(Entries with chart source code)
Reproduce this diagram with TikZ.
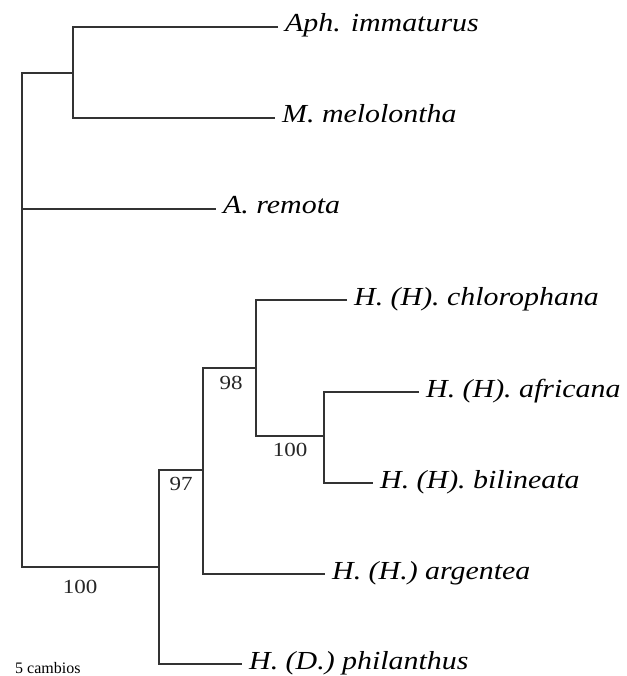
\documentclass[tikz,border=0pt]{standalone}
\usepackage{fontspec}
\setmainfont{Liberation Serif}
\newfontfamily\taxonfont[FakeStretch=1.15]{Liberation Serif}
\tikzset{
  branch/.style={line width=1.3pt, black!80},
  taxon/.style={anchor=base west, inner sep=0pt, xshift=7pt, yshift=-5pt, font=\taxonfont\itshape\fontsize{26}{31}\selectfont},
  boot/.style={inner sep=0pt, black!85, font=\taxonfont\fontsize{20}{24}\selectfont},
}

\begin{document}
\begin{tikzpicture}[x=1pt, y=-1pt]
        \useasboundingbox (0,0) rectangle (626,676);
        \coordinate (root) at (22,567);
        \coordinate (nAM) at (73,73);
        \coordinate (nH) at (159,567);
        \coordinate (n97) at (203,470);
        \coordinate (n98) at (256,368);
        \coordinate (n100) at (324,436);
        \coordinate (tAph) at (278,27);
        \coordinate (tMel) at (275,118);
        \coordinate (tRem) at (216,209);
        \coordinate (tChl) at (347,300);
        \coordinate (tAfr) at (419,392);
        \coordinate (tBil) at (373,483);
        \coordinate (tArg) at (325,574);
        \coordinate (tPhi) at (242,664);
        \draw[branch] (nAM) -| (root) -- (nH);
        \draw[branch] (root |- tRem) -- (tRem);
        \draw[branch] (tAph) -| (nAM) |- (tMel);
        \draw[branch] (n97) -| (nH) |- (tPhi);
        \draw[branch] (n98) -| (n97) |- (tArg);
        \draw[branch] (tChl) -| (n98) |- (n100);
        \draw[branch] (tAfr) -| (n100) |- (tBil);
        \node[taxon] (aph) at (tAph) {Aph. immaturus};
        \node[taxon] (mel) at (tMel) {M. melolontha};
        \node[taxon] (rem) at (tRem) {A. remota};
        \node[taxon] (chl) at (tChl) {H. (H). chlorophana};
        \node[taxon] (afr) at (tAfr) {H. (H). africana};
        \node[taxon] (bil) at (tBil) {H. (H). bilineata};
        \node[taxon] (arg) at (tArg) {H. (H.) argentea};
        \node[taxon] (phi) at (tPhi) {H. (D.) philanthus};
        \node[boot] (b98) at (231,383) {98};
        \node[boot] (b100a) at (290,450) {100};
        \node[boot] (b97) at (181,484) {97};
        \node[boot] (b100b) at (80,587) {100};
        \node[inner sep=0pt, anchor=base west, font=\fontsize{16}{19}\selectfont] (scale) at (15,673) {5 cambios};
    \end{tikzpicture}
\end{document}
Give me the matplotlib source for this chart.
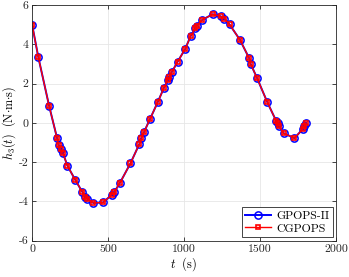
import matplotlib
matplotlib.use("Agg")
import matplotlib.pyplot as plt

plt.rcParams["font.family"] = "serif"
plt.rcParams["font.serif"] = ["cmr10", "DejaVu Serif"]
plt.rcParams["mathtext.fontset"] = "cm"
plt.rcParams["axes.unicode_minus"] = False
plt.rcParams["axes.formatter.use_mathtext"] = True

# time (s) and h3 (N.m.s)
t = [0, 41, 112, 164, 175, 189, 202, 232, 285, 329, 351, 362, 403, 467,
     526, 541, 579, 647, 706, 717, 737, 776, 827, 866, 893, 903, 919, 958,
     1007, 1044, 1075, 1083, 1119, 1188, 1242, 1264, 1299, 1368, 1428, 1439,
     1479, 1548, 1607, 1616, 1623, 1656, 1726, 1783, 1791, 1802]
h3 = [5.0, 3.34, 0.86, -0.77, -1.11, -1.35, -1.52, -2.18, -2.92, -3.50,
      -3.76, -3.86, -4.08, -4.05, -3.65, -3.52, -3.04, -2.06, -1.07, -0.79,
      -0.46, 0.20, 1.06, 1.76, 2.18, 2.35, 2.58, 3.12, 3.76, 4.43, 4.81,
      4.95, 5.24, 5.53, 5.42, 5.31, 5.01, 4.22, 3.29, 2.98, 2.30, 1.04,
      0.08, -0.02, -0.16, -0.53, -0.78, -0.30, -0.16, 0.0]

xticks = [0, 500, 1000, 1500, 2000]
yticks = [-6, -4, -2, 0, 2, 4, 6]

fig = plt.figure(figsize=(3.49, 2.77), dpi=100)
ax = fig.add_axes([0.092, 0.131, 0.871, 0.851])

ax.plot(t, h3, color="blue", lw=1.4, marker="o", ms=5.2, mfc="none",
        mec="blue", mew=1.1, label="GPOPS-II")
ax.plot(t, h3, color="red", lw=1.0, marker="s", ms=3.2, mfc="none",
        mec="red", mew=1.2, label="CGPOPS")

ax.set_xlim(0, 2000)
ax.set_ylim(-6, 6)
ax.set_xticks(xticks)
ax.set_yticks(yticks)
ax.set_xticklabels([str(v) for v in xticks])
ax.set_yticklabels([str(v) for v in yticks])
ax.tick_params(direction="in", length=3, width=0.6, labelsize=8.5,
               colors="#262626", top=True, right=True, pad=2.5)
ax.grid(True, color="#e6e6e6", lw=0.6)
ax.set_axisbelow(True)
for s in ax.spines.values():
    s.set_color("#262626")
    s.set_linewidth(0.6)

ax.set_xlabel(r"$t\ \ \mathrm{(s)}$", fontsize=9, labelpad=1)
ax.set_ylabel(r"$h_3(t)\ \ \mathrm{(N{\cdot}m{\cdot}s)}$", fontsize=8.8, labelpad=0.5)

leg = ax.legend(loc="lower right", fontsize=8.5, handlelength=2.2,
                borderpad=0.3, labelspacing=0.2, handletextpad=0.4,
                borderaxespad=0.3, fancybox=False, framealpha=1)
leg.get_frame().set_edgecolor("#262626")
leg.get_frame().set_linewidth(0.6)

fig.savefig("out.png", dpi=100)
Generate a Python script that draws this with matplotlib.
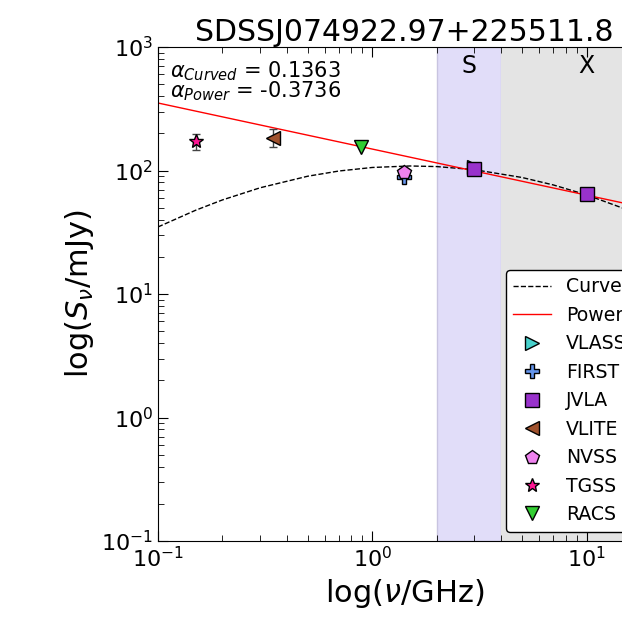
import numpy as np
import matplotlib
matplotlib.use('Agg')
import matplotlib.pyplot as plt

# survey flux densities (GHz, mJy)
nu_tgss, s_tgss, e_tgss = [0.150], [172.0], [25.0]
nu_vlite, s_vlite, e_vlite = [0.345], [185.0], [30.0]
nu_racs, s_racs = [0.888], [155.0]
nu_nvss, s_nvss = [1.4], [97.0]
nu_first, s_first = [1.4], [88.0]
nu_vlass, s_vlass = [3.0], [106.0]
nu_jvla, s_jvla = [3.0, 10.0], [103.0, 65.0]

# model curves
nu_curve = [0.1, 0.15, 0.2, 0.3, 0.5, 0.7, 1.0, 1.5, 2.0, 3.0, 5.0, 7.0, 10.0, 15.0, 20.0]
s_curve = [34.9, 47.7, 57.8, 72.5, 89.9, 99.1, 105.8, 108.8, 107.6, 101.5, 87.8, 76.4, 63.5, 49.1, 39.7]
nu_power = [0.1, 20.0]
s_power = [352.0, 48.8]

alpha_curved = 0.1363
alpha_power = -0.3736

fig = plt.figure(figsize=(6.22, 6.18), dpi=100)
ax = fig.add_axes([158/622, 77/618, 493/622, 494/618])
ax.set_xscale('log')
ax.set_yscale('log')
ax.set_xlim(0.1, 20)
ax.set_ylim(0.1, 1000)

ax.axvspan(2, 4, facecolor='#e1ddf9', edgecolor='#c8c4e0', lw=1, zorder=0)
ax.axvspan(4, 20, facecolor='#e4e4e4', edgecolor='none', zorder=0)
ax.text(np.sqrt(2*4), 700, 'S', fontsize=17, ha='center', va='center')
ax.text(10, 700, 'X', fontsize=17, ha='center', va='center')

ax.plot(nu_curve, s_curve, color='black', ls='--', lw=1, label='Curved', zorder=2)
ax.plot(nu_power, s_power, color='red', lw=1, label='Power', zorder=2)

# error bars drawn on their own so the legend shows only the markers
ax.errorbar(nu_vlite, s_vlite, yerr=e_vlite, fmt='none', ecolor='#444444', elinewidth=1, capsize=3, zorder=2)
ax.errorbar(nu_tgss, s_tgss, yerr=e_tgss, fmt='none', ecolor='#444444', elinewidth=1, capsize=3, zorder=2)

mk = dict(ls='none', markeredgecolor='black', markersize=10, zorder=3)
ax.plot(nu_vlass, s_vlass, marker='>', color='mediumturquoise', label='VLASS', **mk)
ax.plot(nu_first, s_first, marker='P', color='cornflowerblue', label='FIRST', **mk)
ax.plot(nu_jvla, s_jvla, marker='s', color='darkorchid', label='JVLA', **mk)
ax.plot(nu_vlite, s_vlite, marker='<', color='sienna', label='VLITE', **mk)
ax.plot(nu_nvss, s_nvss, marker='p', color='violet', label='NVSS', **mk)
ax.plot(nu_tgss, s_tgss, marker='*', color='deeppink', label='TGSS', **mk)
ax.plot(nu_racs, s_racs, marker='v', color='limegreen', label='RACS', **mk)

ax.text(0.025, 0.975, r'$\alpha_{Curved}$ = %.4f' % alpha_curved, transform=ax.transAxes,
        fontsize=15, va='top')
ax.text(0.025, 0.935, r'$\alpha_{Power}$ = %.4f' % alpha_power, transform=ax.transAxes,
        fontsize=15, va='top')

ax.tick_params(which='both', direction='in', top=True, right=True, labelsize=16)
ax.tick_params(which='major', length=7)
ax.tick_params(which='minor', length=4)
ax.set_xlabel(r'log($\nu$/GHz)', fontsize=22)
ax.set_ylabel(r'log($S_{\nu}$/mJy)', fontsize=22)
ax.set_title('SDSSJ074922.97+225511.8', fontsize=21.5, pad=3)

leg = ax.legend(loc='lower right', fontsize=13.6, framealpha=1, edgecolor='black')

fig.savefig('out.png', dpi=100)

▸ PROBLEM STATEMENT
Include both the line containing "Generate a Python" and the line containing "ax.set_ylim(0.1, 1000)" when you write out everything between them, exactly. Leave the pictures out.

▸ EXERCISE SOLUTION
Generate a Python script that draws this with matplotlib.
import numpy as np
import matplotlib
matplotlib.use('Agg')
import matplotlib.pyplot as plt

# survey flux densities (GHz, mJy)
nu_tgss, s_tgss, e_tgss = [0.150], [172.0], [25.0]
nu_vlite, s_vlite, e_vlite = [0.345], [185.0], [30.0]
nu_racs, s_racs = [0.888], [155.0]
nu_nvss, s_nvss = [1.4], [97.0]
nu_first, s_first = [1.4], [88.0]
nu_vlass, s_vlass = [3.0], [106.0]
nu_jvla, s_jvla = [3.0, 10.0], [103.0, 65.0]

# model curves
nu_curve = [0.1, 0.15, 0.2, 0.3, 0.5, 0.7, 1.0, 1.5, 2.0, 3.0, 5.0, 7.0, 10.0, 15.0, 20.0]
s_curve = [34.9, 47.7, 57.8, 72.5, 89.9, 99.1, 105.8, 108.8, 107.6, 101.5, 87.8, 76.4, 63.5, 49.1, 39.7]
nu_power = [0.1, 20.0]
s_power = [352.0, 48.8]

alpha_curved = 0.1363
alpha_power = -0.3736

fig = plt.figure(figsize=(6.22, 6.18), dpi=100)
ax = fig.add_axes([158/622, 77/618, 493/622, 494/618])
ax.set_xscale('log')
ax.set_yscale('log')
ax.set_xlim(0.1, 20)
ax.set_ylim(0.1, 1000)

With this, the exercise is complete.